Doch die Anklage hielt ihm entgegen, er habe sich bewaffnet, um sich "nicht existierenden Kriminellen entgegenzustellen". Der Angeklagte habe "unschuldige Familien und Angestellte terrorisiert, die einfach nur ihren Sonntagnachmittag in einem Restaurant in der Nachbarschaft genießen wollten".

Die Falschnachrichten über den angeblichen Pädophilenring wurden damals unter anderem von dem Sohn des kurzzeitigen Nationalen Sicherheitsberaters Michael Flynn verbreitet. Michael G. Flynn musste damals wegen der Weiterverbreitung der Fake News das Übergangsteam des designierten Präsidenten verlassen.

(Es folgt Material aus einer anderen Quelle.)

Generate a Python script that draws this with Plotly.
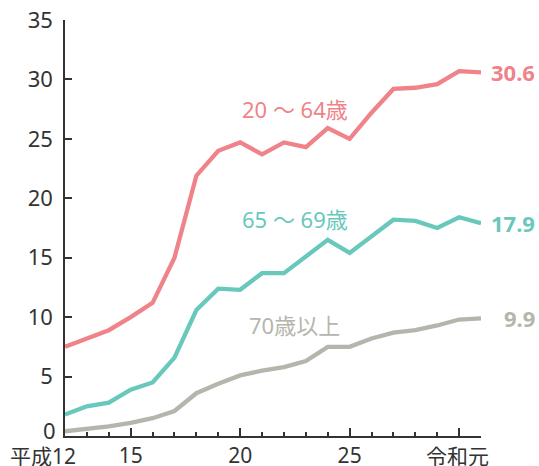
import plotly.graph_objects as go

# 平成12年〜令和元年
years = list(range(12, 32))
tick_vals = [5, 10, 15, 20, 25, 30, 35]
x_tick_vals = [15, 20, 25]
x_tick_text = ["15", "20", "25"]

age_20_64 = [7.5, 8.2, 8.9, 10.0, 11.2, 15.0, 21.9, 24.0, 24.7, 23.7,
             24.7, 24.3, 25.9, 25.0, 27.2, 29.2, 29.3, 29.6, 30.7, 30.6]
age_65_69 = [1.8, 2.5, 2.8, 3.9, 4.5, 6.6, 10.6, 12.4, 12.3, 13.7,
             13.7, 15.1, 16.5, 15.4, 16.8, 18.2, 18.1, 17.5, 18.4, 17.9]
age_70_up = [0.4, 0.6, 0.8, 1.1, 1.5, 2.1, 3.6, 4.4, 5.1, 5.5,
             5.8, 6.3, 7.5, 7.5, 8.2, 8.7, 8.9, 9.3, 9.8, 9.9]

series = [
    ("20 ～ 64歳", age_20_64, "#F0828A", 25.9),
    ("65 ～ 69歳", age_65_69, "#68C8BC", 16.7),
    ("70歳以上", age_70_up, "#B4B6AC", 7.7),
]

font = "Noto Sans, Noto Sans CJK JP"
fig = go.Figure()
for name, vals, color, label_y in series:
    fig.add_trace(go.Scatter(x=years, y=vals, mode="lines", name=name,
                             line=dict(color=color, width=4.3)))
    # series name in the plot
    fig.add_annotation(x=22.5, y=label_y, text=name, showarrow=False,
                       font=dict(family=font, size=22, color=color),
                       xanchor="center", yanchor="bottom", yshift=2)
    # last value on the right
    fig.add_annotation(x=years[-1], y=vals[-1], text="<b>%.1f</b>" % vals[-1],
                       showarrow=False, xanchor="right", xshift=56,
                       font=dict(family=font, size=22, color=color))

# era labels at the ends of the x axis, and the raised 0 label
fig.add_annotation(x=12, y=0, text="平成12", showarrow=False, xanchor="right",
                   yanchor="top", xshift=13, yshift=-4,
                   font=dict(family=font, size=21, color="#333333"))
fig.add_annotation(x=31, y=0, text="令和元", showarrow=False, xanchor="right",
                   yanchor="top", xshift=10, yshift=-4,
                   font=dict(family=font, size=21, color="#333333"))
fig.add_annotation(x=12, y=0, text="0", showarrow=False, xanchor="right",
                   yanchor="middle", xshift=-7, yshift=6,
                   font=dict(family=font, size=22, color="#333333"))

fig.update_layout(
    width=539, height=466,
    margin=dict(l=65, r=58, t=20, b=30),
    paper_bgcolor="white", plot_bgcolor="white",
    showlegend=False,
    font=dict(family=font, size=22, color="#333333"),
)
fig.update_xaxes(range=[12, 31], tickvals=x_tick_vals + [30, 31], ticktext=x_tick_text + ["", ""],
                 ticks="inside", ticklen=8, tickcolor="#333333", tickwidth=1.5,
                 minor=dict(ticks="inside", ticklen=4, dtick=1, tick0=12,
                            tickcolor="#333333", tickwidth=1.5),
                 showline=True, linecolor="#333333", linewidth=1.5, automargin=False,
                 showgrid=False, zeroline=False, tickfont=dict(size=21))
fig.update_yaxes(range=[0, 35], tickvals=tick_vals, ticks="inside", ticklen=7,
                 tickcolor="#333333", tickwidth=1.5, automargin=False,
                 showline=True, linecolor="#333333", linewidth=1.5,
                 showgrid=False, zeroline=False, ticklabelstandoff=6)

# the page body has a default 8px margin; drop it so the chart fills the window
fig.write_html("out.html", config={"displayModeBar": False},
               post_script="document.body.style.margin='0';")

Hardliner Flynn verbreitete Falschnachrichten

Anfang November, vor der US-Wahl, hatte sein Vater ebenfalls Links zu dem angeblichen "Pizzagate"-Fall verbreitet. Zudem twitterte er, in neu aufgetauchten E-Mails Clintons gebe es Hinweise auf Geldwäsche und Sex mit Kindern. Der Hardliner Flynn ist ein pensionierter Drei-Sterne-General und früherer Chef des Militärgeheimdienstes DIA. Wegen seiner dubiosen Russland-Kontakte musste er seinen Posten als Nationaler Sicherheitsberater im Februar nach wenigen Wochen im Amt wieder aufgeben.

Clinton hatte mit Blick auf die "Pizzagate"-Falschmeldung gewarnt, der Fall zeige, wie die zunehmende Verbreitung von "Fake News" Folgen im echten Leben habe. In einer Rede forderte sie Anfang Dezember Gegenmaßnahmen zum Schutz von Demokratie und Menschenleben.